Hogarth’s friend, the actor David Garrick, provided an eloquent inscription for his tomb:
Farewell great Painter of Mankind
Who reach’d the noblest point of Art
Whose pictur’d Morals charm the Mind
And through the Eye correct the Heart.
If Genius fire thee, Reader, stay,
If Nature touch thee, drop a Tear:
If neither move thee, turn away,
For Hogarth’s honour’d dust lies here.
Hogarth’s tomb was restored in 2010. The stone was cleaned and the worn inscriptions were renewed, allowing visitors to the grave to once again be able to read Garrick’s tribute to his illustrious friend. An information panel was also installed nearby with details of Hogarth’s life and work.
Hogarth’s tomb isn’t the only one in St Nicholas’ churchyard that’s grand enough to warrant being fenced off with railings. An intricately-carved chest tomb stands nearby, remarkably well-preserved despite being over two hundred years old.
Richard Wright, the man commemorated by this superb memorial, was a bricklayer. Not any old brickie, though – he was the bricklayer to Lord Burlington, owner of the nearby Chiswick House. Chiswick House, designed by William Kent and completed in 1729, was an early example of Palladian architecture in Britain. William Hogarth was a scathing critic of the Palladian style, seeing it as unpatriotic.
Wright’s tomb showcases some symbols commonly seen on 18th Century tombstones. Cherubs were an extremely popular motif in this period, and can be seen in a great deal of art and decoration as well as gravestones.
And then there’s the skull and crossbones. The hollow eyes of the twin skulls, one on each side of the monument, still stare out from the tomb in a sinister manner. To our modern sensibilities, it seems dreadfully morbid to feature skulls on the grave of a loved one, but in the 17th and 18th Centuries memento mori images were very popular.
Another common memento mori symbol found on Georgian graves is the hourglass – a symbol of the inevitability of passing time. Again, rather an ominous choice, which reflects the gloom and austerity often present in Protestant thought at the time.
You’ll notice that none of these symbols are really the kind of symbols one associates with Christianity. Crosses and crucifixes are a common sight in Victorian cemeteries, but not on older graves. In the 17th and 18th Centuries, when anti-Catholic sentiment was still widespread, symbols such as crosses, crucifixes and images of Christ were seen as popish, so the symbolism we see on Anglican and Nonconformist graves in this period tends to be more secular, associated more closely with death than it is with Christianity.

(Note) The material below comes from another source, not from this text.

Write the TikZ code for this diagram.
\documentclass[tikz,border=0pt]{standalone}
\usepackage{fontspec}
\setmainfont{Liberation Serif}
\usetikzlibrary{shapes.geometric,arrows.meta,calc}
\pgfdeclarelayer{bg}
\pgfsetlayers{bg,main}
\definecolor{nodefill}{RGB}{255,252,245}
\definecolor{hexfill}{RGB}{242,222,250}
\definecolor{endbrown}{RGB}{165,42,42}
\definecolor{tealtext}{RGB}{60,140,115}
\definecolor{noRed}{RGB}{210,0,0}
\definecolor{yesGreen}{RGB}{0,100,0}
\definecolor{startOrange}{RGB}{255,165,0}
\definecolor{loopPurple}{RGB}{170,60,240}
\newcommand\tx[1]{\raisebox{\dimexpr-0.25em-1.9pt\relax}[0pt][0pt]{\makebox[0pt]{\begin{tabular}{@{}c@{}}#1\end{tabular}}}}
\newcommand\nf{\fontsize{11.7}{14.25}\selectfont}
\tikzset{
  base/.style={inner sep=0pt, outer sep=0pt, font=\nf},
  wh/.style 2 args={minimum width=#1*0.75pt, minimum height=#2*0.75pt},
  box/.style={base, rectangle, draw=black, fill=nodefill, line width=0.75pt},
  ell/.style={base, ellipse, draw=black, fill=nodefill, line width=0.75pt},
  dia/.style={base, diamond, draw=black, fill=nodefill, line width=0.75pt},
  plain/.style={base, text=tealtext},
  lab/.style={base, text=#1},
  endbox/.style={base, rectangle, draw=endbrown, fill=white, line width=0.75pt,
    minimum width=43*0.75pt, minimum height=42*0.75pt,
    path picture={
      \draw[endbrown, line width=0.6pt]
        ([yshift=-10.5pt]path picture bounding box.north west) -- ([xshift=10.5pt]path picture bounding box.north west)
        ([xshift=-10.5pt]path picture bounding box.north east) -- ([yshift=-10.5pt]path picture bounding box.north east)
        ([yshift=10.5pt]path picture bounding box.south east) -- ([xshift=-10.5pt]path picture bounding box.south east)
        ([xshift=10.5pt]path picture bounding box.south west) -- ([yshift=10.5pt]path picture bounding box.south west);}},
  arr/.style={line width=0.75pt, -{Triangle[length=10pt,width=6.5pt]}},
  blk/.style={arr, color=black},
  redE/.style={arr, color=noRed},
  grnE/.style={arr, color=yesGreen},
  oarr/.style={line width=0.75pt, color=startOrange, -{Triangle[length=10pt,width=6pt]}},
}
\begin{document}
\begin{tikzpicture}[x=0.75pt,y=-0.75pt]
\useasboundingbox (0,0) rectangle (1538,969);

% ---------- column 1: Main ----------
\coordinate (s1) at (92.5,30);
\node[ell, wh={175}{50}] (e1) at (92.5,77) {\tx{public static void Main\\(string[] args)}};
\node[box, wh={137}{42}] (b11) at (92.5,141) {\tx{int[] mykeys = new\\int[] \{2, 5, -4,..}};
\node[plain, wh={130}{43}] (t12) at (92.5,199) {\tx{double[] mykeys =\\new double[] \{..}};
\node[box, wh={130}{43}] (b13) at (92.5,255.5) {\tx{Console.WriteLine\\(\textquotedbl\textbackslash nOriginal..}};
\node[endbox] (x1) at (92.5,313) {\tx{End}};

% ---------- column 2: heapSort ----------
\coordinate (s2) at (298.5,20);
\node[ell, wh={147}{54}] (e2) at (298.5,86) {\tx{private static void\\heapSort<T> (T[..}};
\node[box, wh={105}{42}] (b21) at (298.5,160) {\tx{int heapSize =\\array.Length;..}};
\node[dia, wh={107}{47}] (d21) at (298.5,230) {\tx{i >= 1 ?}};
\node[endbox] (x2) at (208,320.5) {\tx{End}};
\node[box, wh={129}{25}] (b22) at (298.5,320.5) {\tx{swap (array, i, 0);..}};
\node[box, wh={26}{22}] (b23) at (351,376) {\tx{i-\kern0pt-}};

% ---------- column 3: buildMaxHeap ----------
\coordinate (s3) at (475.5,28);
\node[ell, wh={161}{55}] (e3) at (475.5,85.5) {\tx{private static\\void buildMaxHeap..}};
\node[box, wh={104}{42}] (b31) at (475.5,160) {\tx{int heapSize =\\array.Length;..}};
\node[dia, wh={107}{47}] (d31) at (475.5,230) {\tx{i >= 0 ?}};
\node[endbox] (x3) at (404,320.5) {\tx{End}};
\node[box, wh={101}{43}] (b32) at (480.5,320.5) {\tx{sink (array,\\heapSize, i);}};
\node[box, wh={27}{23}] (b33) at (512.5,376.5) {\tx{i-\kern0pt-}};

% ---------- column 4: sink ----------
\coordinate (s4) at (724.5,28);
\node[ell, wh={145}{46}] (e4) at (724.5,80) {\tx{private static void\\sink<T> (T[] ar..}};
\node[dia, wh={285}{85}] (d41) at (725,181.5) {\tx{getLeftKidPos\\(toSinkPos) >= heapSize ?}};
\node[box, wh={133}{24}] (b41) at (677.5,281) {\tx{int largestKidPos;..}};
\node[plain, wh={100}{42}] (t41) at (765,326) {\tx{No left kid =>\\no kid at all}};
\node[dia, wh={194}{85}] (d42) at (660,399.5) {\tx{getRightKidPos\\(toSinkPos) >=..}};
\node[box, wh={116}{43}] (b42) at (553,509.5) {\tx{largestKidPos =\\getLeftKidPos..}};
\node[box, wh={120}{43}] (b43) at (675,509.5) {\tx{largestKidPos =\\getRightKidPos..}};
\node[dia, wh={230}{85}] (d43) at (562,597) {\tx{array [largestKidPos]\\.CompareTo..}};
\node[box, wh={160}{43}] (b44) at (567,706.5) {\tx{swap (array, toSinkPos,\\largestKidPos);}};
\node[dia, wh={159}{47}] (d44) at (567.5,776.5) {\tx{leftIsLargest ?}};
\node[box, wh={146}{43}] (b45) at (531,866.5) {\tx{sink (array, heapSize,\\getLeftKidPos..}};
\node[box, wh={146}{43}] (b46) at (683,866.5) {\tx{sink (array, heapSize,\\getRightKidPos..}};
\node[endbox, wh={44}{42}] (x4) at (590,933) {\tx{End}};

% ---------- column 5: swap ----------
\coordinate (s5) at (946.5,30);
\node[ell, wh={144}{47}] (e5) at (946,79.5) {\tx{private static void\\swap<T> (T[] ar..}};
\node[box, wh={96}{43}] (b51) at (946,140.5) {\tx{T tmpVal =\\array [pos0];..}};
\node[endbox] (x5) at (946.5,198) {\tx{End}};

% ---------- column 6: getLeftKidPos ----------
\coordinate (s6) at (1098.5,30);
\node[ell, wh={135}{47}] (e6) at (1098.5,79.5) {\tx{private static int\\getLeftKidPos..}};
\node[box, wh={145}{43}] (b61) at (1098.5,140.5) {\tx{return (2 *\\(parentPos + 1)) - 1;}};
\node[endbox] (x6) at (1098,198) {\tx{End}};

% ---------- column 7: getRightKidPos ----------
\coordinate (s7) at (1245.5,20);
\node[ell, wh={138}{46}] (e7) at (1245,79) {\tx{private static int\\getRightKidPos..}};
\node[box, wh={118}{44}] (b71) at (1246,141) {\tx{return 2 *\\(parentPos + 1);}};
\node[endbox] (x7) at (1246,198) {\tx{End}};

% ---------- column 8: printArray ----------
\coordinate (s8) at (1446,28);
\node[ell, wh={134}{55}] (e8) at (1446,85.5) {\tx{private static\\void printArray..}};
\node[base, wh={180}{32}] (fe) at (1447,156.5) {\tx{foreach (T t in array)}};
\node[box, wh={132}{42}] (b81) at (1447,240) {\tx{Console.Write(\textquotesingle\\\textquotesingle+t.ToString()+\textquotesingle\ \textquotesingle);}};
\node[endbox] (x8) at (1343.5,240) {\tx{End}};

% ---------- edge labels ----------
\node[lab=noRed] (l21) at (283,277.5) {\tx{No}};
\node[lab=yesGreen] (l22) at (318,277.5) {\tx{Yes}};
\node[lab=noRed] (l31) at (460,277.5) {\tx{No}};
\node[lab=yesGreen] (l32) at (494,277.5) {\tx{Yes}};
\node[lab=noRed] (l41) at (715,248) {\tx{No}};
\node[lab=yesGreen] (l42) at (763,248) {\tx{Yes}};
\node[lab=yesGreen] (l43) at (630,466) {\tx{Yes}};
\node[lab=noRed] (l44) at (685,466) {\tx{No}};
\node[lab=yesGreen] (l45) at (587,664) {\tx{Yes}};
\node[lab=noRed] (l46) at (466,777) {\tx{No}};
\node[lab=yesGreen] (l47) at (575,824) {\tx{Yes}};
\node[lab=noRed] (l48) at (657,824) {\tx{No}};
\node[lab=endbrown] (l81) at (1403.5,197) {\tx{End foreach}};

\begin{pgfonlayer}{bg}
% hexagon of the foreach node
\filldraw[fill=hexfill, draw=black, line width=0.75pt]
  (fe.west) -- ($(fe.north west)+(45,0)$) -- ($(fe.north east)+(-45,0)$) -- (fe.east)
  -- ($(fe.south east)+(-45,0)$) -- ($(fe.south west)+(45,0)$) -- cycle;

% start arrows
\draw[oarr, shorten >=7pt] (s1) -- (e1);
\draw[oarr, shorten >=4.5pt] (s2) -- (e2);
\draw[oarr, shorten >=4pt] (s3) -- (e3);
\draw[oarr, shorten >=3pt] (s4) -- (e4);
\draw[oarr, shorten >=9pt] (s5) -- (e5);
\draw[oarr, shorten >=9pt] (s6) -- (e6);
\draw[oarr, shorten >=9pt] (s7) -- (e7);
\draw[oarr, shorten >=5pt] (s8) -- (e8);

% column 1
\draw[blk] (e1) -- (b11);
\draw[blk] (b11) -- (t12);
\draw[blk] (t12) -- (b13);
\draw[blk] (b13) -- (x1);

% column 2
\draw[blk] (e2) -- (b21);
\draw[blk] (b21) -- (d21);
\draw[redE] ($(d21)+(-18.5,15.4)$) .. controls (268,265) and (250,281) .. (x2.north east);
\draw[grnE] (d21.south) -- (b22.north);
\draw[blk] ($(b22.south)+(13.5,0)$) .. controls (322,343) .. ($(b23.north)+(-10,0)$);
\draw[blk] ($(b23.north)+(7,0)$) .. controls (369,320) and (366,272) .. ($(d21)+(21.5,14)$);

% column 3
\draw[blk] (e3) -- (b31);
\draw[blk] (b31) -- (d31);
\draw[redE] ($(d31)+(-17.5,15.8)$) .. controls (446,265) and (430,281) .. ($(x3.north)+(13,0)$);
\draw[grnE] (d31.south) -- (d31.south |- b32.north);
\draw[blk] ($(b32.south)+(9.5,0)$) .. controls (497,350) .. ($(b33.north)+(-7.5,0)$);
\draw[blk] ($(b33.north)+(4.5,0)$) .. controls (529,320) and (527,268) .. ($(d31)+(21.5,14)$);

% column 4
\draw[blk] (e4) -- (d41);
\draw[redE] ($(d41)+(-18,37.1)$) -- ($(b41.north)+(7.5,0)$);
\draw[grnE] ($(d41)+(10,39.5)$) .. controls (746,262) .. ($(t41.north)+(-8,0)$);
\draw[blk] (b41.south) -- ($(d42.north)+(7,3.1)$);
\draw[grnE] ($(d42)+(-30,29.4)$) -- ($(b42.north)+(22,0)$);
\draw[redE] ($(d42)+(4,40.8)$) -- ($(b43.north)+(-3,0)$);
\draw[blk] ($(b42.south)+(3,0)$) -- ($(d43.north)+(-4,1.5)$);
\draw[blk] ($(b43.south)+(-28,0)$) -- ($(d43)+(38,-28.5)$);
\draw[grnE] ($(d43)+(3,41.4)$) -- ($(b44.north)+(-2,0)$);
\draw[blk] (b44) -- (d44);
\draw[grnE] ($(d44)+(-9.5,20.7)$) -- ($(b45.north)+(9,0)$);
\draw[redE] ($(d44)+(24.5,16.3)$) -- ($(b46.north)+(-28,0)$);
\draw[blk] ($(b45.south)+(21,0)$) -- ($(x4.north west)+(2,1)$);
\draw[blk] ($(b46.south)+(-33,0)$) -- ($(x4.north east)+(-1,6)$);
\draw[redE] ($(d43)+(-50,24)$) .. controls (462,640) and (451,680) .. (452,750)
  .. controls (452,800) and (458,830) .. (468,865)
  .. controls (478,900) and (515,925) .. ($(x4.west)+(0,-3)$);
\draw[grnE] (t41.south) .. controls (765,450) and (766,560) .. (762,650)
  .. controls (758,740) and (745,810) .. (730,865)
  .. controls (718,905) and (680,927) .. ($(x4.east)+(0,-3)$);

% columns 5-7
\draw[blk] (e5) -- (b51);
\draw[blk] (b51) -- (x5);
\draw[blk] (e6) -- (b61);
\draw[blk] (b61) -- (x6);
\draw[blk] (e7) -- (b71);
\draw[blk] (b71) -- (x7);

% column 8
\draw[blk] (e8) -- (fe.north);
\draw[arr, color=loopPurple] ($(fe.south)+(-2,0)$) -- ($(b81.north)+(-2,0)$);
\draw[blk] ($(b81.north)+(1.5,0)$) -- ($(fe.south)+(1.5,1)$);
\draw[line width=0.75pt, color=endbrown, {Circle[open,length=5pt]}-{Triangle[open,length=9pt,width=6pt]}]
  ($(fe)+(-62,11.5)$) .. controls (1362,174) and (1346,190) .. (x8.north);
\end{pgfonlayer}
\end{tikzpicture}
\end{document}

The 19th Century, on the other hand, saw the legal emancipation of Catholics, and the emergence of the Oxford Movement within the Anglican Church, which embraced many ideas inspired by Catholic symbolism and rites. The Gothic revival was also inspired by this resurgence in Catholic imagery and ideas, and many Victorian graves reflect this with angels, pinnacles, and crosses, as well as depictions of Christ and the Lamb of God.

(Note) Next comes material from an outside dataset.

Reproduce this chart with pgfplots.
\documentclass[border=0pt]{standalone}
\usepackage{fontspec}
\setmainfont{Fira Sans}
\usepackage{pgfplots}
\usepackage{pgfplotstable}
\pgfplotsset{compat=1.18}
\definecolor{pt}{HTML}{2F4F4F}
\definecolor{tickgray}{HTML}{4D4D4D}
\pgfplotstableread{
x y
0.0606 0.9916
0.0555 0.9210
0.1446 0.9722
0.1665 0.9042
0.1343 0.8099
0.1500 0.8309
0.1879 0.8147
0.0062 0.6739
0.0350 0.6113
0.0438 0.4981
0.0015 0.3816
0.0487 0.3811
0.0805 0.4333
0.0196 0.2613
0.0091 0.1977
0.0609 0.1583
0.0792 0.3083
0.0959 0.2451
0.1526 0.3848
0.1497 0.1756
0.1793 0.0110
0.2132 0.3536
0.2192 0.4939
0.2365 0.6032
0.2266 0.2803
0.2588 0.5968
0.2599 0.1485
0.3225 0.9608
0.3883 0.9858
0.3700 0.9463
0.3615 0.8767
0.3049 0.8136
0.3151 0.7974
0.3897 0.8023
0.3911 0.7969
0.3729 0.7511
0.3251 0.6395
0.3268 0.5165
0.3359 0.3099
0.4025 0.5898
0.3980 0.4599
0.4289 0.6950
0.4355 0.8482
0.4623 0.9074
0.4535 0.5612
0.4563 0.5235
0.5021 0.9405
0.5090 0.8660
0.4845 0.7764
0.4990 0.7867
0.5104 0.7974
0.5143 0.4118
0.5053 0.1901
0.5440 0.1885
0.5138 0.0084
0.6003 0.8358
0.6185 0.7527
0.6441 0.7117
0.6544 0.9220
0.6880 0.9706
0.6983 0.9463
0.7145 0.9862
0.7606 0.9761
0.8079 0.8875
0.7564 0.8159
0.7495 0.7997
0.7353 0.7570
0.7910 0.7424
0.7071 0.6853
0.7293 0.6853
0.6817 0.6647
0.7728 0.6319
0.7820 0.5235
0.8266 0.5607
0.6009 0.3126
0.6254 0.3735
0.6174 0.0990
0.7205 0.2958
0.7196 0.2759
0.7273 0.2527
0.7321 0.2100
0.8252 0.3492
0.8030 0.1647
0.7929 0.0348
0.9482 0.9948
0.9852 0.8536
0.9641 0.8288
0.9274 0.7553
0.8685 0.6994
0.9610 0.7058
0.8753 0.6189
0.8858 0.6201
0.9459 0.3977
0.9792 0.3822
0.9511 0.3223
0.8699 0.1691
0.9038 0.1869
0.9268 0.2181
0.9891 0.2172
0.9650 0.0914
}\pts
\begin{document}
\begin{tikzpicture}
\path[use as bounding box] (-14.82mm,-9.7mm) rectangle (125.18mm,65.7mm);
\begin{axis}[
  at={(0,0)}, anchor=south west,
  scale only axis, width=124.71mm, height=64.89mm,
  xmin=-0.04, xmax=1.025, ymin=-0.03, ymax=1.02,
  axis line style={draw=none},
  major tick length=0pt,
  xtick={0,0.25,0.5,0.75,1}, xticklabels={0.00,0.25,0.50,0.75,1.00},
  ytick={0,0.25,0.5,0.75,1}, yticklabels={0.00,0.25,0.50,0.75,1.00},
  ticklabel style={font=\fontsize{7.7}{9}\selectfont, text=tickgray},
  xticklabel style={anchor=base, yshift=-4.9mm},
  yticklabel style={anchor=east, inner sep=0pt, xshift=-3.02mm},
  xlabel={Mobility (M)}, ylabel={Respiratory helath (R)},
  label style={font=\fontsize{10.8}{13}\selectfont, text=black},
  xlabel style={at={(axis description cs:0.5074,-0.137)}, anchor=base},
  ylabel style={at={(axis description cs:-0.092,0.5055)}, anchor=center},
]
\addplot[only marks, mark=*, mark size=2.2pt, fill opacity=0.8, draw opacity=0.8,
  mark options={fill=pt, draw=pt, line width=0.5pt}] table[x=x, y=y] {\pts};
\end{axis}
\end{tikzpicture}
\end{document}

Beyond the churchyard is another burial ground, Chiswick Old Cemetery, which was opened in 1871, after the churchyard was closed to new burials. To walk through the churchyard and then the cemetery really is to take a walk through time – you begin with the Georgian tombs close to the church, with their skulls and cherubs, through the Victorian angels and Gothic pinnacles, to the black marble and colourful windmills of modern gravestones.
St Nicholas’ Churchyard and Chiswick Old Cemetery are open to visitors every day during daylight hours.